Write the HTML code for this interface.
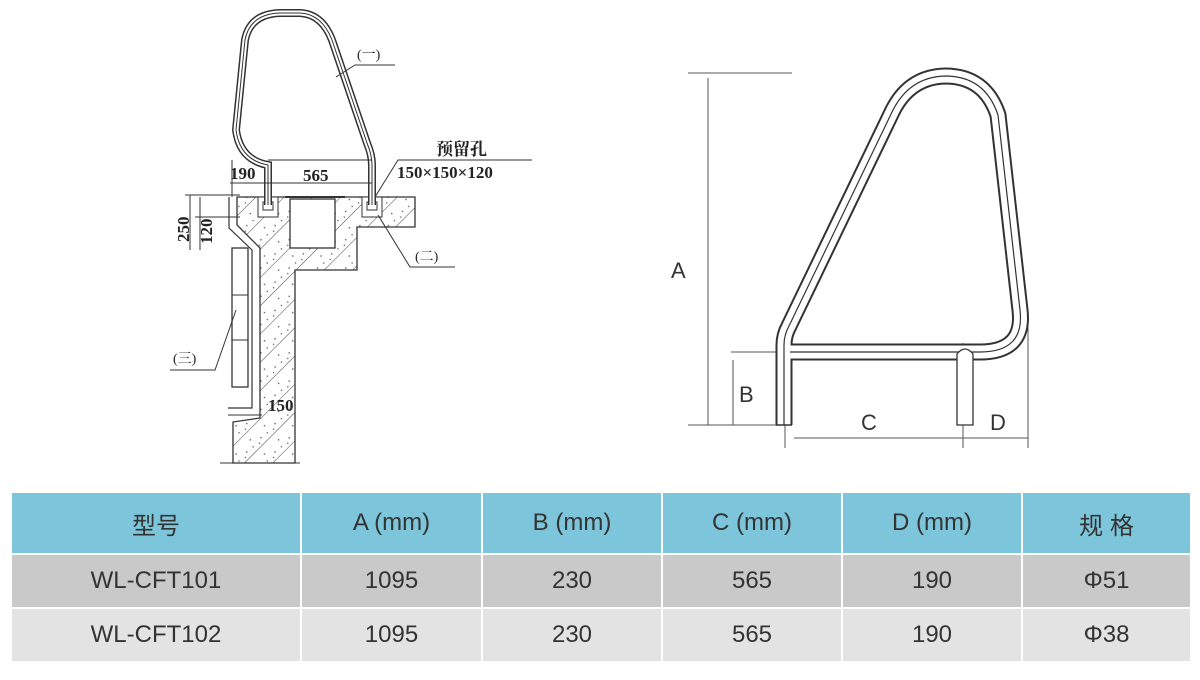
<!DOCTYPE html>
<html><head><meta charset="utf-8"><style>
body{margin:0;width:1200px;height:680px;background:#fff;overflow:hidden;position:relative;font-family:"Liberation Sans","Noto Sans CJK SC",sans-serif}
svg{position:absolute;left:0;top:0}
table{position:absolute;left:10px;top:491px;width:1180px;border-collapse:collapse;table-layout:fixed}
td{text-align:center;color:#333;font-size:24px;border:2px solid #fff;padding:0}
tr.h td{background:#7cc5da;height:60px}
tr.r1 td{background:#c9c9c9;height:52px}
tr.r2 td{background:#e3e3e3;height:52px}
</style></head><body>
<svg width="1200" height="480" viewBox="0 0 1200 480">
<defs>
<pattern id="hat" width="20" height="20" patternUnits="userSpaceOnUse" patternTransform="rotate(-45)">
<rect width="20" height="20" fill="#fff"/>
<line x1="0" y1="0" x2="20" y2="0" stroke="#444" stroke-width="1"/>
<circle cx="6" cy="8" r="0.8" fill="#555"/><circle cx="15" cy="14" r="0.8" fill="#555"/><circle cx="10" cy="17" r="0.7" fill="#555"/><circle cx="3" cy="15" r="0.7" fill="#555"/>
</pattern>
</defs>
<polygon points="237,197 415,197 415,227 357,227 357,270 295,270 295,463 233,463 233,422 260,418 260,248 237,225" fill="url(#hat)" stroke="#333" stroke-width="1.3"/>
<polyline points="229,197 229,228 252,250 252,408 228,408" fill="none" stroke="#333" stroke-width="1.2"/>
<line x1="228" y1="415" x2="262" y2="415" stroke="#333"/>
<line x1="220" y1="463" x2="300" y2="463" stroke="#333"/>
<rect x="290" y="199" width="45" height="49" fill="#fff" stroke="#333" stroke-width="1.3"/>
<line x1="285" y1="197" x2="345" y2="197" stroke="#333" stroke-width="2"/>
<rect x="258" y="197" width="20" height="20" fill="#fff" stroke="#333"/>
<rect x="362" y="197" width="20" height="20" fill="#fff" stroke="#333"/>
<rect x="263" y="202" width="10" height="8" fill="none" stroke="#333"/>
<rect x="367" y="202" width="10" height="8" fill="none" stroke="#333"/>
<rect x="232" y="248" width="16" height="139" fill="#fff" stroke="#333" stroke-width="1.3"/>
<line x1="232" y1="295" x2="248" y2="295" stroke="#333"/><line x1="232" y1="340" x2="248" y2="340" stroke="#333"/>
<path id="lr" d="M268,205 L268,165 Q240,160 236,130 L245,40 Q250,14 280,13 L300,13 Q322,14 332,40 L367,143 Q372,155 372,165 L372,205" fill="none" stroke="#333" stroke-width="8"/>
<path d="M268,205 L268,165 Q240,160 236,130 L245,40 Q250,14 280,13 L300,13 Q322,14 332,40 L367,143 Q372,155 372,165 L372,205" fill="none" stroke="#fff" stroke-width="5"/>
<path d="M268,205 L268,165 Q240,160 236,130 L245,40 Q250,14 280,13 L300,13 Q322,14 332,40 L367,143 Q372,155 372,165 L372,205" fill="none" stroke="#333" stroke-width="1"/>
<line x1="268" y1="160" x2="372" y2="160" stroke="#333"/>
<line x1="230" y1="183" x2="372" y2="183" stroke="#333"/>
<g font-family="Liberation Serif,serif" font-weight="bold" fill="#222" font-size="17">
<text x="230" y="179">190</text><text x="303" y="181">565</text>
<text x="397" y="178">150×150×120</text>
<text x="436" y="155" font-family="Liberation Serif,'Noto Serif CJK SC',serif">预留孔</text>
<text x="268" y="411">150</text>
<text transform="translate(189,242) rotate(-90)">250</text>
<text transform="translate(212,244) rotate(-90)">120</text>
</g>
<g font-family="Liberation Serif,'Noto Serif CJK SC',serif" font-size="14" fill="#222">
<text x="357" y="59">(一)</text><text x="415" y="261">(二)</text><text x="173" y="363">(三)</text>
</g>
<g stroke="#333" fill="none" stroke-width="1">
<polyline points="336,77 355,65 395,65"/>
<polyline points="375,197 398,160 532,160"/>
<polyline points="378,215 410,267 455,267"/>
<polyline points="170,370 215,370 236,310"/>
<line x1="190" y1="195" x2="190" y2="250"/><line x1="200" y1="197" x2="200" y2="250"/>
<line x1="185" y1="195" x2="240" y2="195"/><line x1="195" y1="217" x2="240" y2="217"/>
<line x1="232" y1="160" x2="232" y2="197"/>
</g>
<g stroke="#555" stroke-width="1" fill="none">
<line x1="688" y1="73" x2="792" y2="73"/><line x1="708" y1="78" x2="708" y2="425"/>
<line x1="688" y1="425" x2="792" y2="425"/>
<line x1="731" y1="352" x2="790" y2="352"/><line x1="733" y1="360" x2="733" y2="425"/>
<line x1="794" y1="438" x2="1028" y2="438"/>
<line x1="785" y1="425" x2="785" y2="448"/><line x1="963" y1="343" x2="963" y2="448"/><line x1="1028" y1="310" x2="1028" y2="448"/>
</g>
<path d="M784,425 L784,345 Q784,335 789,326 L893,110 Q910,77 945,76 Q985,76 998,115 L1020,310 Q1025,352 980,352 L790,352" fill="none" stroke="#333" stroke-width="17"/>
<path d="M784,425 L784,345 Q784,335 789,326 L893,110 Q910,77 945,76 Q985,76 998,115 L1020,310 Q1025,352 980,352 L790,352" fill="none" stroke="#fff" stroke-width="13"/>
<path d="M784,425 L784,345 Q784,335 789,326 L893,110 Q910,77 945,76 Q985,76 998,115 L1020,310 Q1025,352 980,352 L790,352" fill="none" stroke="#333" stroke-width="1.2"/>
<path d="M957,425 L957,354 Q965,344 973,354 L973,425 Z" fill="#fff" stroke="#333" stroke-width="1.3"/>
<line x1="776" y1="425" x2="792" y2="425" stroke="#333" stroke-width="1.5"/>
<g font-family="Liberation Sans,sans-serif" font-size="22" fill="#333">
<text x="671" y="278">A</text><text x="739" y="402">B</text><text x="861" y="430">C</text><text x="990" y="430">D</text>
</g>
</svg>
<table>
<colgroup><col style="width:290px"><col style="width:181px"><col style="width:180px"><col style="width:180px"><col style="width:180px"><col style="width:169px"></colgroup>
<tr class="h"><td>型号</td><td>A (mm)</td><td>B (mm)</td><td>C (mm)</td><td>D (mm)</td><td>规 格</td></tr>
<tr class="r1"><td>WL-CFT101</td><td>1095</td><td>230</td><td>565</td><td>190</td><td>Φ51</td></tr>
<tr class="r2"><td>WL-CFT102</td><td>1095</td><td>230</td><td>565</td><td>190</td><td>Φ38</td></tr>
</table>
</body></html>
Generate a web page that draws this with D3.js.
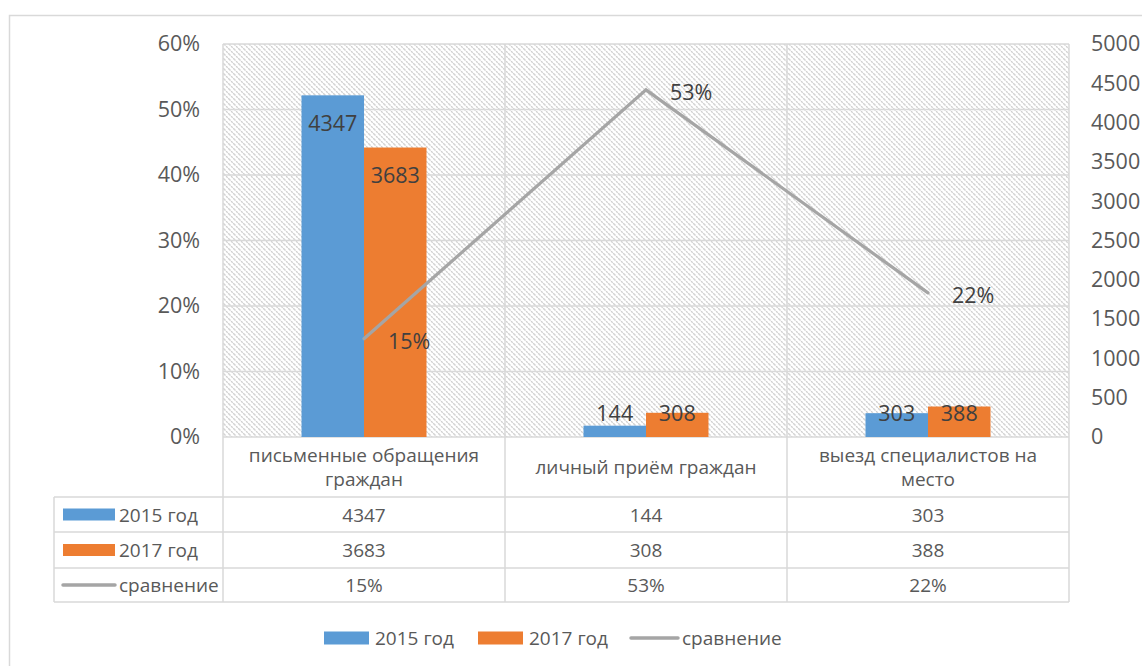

● **Work to do**
Each entry above is to be written out again unchanged, apart from the pictures, which are left out.

● **Reply**
Write the HTML code for this interface.
<!DOCTYPE html>
<html><head><meta charset="utf-8"><style>
body{margin:0;width:1200px;height:680px;background:#fff;overflow:hidden;position:relative;font-family:"Liberation Sans","Noto Sans CJK SC",sans-serif}
svg{position:absolute;left:0;top:0}
table{position:absolute;left:10px;top:491px;width:1180px;border-collapse:collapse;table-layout:fixed}
td{text-align:center;color:#333;font-size:24px;border:2px solid #fff;padding:0}
tr.h td{background:#7cc5da;height:60px}
tr.r1 td{background:#c9c9c9;height:52px}
tr.r2 td{background:#e3e3e3;height:52px}
</style></head><body>
<svg width="1200" height="480" viewBox="0 0 1200 480">
<defs>
<pattern id="hat" width="20" height="20" patternUnits="userSpaceOnUse" patternTransform="rotate(-45)">
<rect width="20" height="20" fill="#fff"/>
<line x1="0" y1="0" x2="20" y2="0" stroke="#444" stroke-width="1"/>
<circle cx="6" cy="8" r="0.8" fill="#555"/><circle cx="15" cy="14" r="0.8" fill="#555"/><circle cx="10" cy="17" r="0.7" fill="#555"/><circle cx="3" cy="15" r="0.7" fill="#555"/>
</pattern>
</defs>
<polygon points="237,197 415,197 415,227 357,227 357,270 295,270 295,463 233,463 233,422 260,418 260,248 237,225" fill="url(#hat)" stroke="#333" stroke-width="1.3"/>
<polyline points="229,197 229,228 252,250 252,408 228,408" fill="none" stroke="#333" stroke-width="1.2"/>
<line x1="228" y1="415" x2="262" y2="415" stroke="#333"/>
<line x1="220" y1="463" x2="300" y2="463" stroke="#333"/>
<rect x="290" y="199" width="45" height="49" fill="#fff" stroke="#333" stroke-width="1.3"/>
<line x1="285" y1="197" x2="345" y2="197" stroke="#333" stroke-width="2"/>
<rect x="258" y="197" width="20" height="20" fill="#fff" stroke="#333"/>
<rect x="362" y="197" width="20" height="20" fill="#fff" stroke="#333"/>
<rect x="263" y="202" width="10" height="8" fill="none" stroke="#333"/>
<rect x="367" y="202" width="10" height="8" fill="none" stroke="#333"/>
<rect x="232" y="248" width="16" height="139" fill="#fff" stroke="#333" stroke-width="1.3"/>
<line x1="232" y1="295" x2="248" y2="295" stroke="#333"/><line x1="232" y1="340" x2="248" y2="340" stroke="#333"/>
<path id="lr" d="M268,205 L268,165 Q240,160 236,130 L245,40 Q250,14 280,13 L300,13 Q322,14 332,40 L367,143 Q372,155 372,165 L372,205" fill="none" stroke="#333" stroke-width="8"/>
<path d="M268,205 L268,165 Q240,160 236,130 L245,40 Q250,14 280,13 L300,13 Q322,14 332,40 L367,143 Q372,155 372,165 L372,205" fill="none" stroke="#fff" stroke-width="5"/>
<path d="M268,205 L268,165 Q240,160 236,130 L245,40 Q250,14 280,13 L300,13 Q322,14 332,40 L367,143 Q372,155 372,165 L372,205" fill="none" stroke="#333" stroke-width="1"/>
<line x1="268" y1="160" x2="372" y2="160" stroke="#333"/>
<line x1="230" y1="183" x2="372" y2="183" stroke="#333"/>
<g font-family="Liberation Serif,serif" font-weight="bold" fill="#222" font-size="17">
<text x="230" y="179">190</text><text x="303" y="181">565</text>
<text x="397" y="178">150×150×120</text>
<text x="436" y="155" font-family="Liberation Serif,'Noto Serif CJK SC',serif">预留孔</text>
<text x="268" y="411">150</text>
<text transform="translate(189,242) rotate(-90)">250</text>
<text transform="translate(212,244) rotate(-90)">120</text>
</g>
<g font-family="Liberation Serif,'Noto Serif CJK SC',serif" font-size="14" fill="#222">
<text x="357" y="59">(一)</text><text x="415" y="261">(二)</text><text x="173" y="363">(三)</text>
</g>
<g stroke="#333" fill="none" stroke-width="1">
<polyline points="336,77 355,65 395,65"/>
<polyline points="375,197 398,160 532,160"/>
<polyline points="378,215 410,267 455,267"/>
<polyline points="170,370 215,370 236,310"/>
<line x1="190" y1="195" x2="190" y2="250"/><line x1="200" y1="197" x2="200" y2="250"/>
<line x1="185" y1="195" x2="240" y2="195"/><line x1="195" y1="217" x2="240" y2="217"/>
<line x1="232" y1="160" x2="232" y2="197"/>
</g>
<g stroke="#555" stroke-width="1" fill="none">
<line x1="688" y1="73" x2="792" y2="73"/><line x1="708" y1="78" x2="708" y2="425"/>
<line x1="688" y1="425" x2="792" y2="425"/>
<line x1="731" y1="352" x2="790" y2="352"/><line x1="733" y1="360" x2="733" y2="425"/>
<line x1="794" y1="438" x2="1028" y2="438"/>
<line x1="785" y1="425" x2="785" y2="448"/><line x1="963" y1="343" x2="963" y2="448"/><line x1="1028" y1="310" x2="1028" y2="448"/>
</g>
<path d="M784,425 L784,345 Q784,335 789,326 L893,110 Q910,77 945,76 Q985,76 998,115 L1020,310 Q1025,352 980,352 L790,352" fill="none" stroke="#333" stroke-width="17"/>
<path d="M784,425 L784,345 Q784,335 789,326 L893,110 Q910,77 945,76 Q985,76 998,115 L1020,310 Q1025,352 980,352 L790,352" fill="none" stroke="#fff" stroke-width="13"/>
<path d="M784,425 L784,345 Q784,335 789,326 L893,110 Q910,77 945,76 Q985,76 998,115 L1020,310 Q1025,352 980,352 L790,352" fill="none" stroke="#333" stroke-width="1.2"/>
<path d="M957,425 L957,354 Q965,344 973,354 L973,425 Z" fill="#fff" stroke="#333" stroke-width="1.3"/>
<line x1="776" y1="425" x2="792" y2="425" stroke="#333" stroke-width="1.5"/>
<g font-family="Liberation Sans,sans-serif" font-size="22" fill="#333">
<text x="671" y="278">A</text><text x="739" y="402">B</text><text x="861" y="430">C</text><text x="990" y="430">D</text>
</g>
</svg>
<table>
<colgroup><col style="width:290px"><col style="width:181px"><col style="width:180px"><col style="width:180px"><col style="width:180px"><col style="width:169px"></colgroup>
<tr class="h"><td>型号</td><td>A (mm)</td><td>B (mm)</td><td>C (mm)</td><td>D (mm)</td><td>规 格</td></tr>
<tr class="r1"><td>WL-CFT101</td><td>1095</td><td>230</td><td>565</td><td>190</td><td>Φ51</td></tr>
<tr class="r2"><td>WL-CFT102</td><td>1095</td><td>230</td><td>565</td><td>190</td><td>Φ38</td></tr>
</table>
</body></html>
Generate a web page that draws this with D3.js.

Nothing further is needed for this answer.